▶ **SHORT EXERCISE**
Among the entries below, which lines run from the line with "Emit a component" through the line with "import * as"? Retype those, both ends included, exactly and without pictures.

▶ **EXTRACTED INFORMATION**
[start]

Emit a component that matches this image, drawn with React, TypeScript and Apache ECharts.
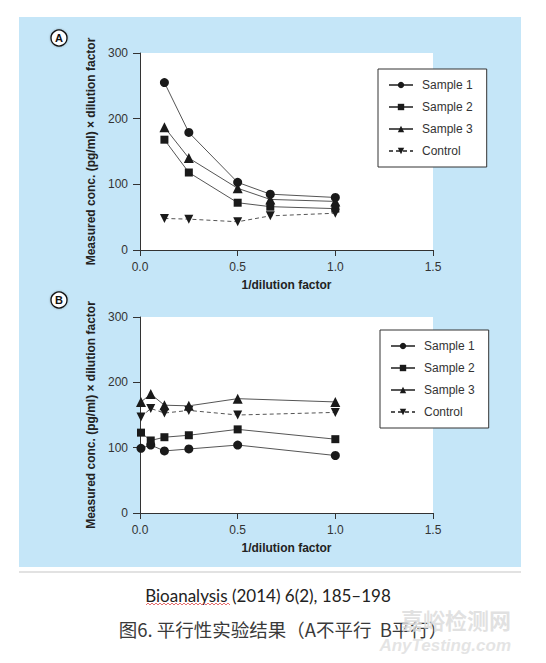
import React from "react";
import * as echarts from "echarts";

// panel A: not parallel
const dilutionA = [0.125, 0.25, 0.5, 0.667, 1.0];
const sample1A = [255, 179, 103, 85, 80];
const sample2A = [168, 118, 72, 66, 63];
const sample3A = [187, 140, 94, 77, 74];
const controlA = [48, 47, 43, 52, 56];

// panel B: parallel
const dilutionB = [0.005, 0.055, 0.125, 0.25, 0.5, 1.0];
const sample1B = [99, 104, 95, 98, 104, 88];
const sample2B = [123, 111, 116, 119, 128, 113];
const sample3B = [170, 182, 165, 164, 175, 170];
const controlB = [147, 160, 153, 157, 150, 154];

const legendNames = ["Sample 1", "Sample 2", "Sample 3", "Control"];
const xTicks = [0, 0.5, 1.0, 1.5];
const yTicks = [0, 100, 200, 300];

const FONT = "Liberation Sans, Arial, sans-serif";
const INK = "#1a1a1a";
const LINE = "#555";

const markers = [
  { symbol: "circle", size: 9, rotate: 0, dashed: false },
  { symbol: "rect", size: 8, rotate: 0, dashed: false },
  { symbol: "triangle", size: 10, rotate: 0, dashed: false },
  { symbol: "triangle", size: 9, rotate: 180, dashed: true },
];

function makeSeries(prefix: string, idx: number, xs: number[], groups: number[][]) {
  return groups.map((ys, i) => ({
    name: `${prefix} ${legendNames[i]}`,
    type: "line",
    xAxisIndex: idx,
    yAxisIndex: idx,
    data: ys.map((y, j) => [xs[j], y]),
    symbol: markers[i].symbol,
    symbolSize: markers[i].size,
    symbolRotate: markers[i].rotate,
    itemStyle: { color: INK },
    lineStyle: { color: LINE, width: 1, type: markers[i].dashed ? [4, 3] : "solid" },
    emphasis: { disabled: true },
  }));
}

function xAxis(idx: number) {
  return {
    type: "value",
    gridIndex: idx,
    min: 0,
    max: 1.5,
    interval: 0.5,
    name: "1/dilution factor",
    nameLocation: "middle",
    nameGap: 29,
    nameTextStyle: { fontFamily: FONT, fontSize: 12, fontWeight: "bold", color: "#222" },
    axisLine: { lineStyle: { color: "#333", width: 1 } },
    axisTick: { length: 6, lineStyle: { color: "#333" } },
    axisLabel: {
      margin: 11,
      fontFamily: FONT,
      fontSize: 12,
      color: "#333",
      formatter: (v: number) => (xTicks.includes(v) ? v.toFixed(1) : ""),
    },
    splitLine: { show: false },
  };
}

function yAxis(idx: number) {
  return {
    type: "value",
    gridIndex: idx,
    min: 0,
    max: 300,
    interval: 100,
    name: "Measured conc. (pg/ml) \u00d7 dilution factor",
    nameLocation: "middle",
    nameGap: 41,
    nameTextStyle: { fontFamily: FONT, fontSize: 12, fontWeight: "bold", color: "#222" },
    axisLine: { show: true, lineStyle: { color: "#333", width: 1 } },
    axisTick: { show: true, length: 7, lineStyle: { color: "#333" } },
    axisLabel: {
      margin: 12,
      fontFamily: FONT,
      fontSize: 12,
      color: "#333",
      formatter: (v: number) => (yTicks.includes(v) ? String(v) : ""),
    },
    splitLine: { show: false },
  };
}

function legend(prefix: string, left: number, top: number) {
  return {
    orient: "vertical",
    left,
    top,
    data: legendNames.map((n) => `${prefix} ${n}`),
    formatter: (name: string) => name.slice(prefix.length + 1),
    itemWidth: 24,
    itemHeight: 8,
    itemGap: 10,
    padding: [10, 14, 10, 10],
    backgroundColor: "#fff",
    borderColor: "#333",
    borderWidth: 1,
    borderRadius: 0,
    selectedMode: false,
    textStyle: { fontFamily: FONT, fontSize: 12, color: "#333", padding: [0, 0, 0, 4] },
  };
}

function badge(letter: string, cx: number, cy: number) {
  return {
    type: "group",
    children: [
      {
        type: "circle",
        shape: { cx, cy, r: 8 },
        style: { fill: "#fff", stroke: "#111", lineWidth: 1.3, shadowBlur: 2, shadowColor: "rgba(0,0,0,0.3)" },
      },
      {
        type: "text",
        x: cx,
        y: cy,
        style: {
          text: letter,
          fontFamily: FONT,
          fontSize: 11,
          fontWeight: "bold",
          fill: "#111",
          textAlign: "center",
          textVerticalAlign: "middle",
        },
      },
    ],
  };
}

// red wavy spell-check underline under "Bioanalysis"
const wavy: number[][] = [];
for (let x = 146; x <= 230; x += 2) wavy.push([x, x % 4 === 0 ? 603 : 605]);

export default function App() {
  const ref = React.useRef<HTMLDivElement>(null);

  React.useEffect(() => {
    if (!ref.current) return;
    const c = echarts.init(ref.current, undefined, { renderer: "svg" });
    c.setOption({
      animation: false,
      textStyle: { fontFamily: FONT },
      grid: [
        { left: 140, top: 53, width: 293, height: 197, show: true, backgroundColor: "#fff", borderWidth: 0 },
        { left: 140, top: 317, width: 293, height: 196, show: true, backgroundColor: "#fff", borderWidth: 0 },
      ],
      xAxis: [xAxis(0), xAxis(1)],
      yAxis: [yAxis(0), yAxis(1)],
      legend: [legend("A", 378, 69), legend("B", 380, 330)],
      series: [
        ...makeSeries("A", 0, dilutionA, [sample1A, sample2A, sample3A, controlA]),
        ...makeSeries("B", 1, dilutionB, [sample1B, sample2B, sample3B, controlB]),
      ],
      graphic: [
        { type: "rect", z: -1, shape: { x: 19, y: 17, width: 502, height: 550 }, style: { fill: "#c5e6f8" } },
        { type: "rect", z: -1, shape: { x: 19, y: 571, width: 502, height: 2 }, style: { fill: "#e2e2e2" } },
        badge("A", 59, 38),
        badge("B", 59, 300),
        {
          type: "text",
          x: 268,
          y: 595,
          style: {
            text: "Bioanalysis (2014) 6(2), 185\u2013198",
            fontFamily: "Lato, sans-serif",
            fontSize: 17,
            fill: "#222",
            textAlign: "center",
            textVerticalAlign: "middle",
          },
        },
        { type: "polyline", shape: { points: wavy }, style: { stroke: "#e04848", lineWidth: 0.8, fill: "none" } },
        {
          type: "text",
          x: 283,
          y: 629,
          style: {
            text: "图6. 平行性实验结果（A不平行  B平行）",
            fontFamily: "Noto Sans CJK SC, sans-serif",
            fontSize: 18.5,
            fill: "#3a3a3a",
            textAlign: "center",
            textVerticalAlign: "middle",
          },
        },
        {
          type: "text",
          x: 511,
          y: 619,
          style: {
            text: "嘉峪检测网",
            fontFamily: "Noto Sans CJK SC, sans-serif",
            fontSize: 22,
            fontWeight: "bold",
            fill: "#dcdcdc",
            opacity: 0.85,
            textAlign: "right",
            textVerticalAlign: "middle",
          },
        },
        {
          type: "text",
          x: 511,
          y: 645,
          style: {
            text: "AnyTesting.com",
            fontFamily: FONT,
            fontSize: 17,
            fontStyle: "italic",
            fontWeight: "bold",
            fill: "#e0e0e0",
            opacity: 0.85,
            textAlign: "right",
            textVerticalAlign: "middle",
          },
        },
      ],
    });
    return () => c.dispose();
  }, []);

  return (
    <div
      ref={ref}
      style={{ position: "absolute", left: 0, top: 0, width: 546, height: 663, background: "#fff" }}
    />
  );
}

[end]
[start]

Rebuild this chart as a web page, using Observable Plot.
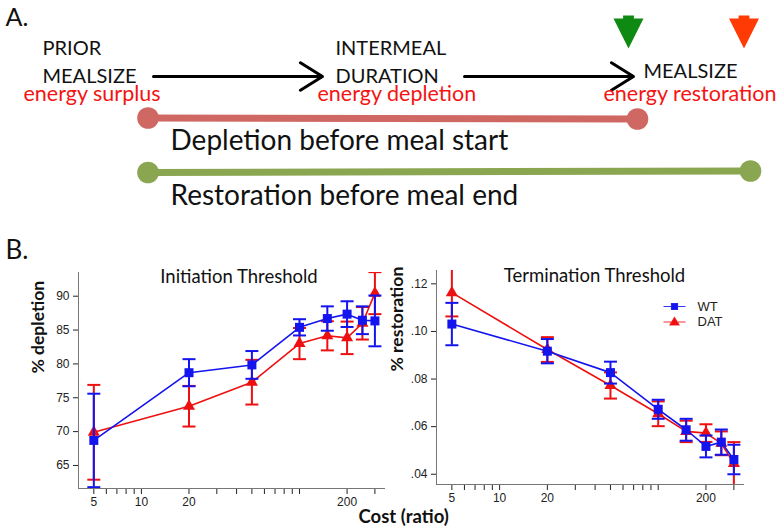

[end]

▶ **WORKED SOLUTION**
Emit a component that matches this image, drawn with React, TypeScript and Apache ECharts.
import React from "react";
import * as echarts from "echarts";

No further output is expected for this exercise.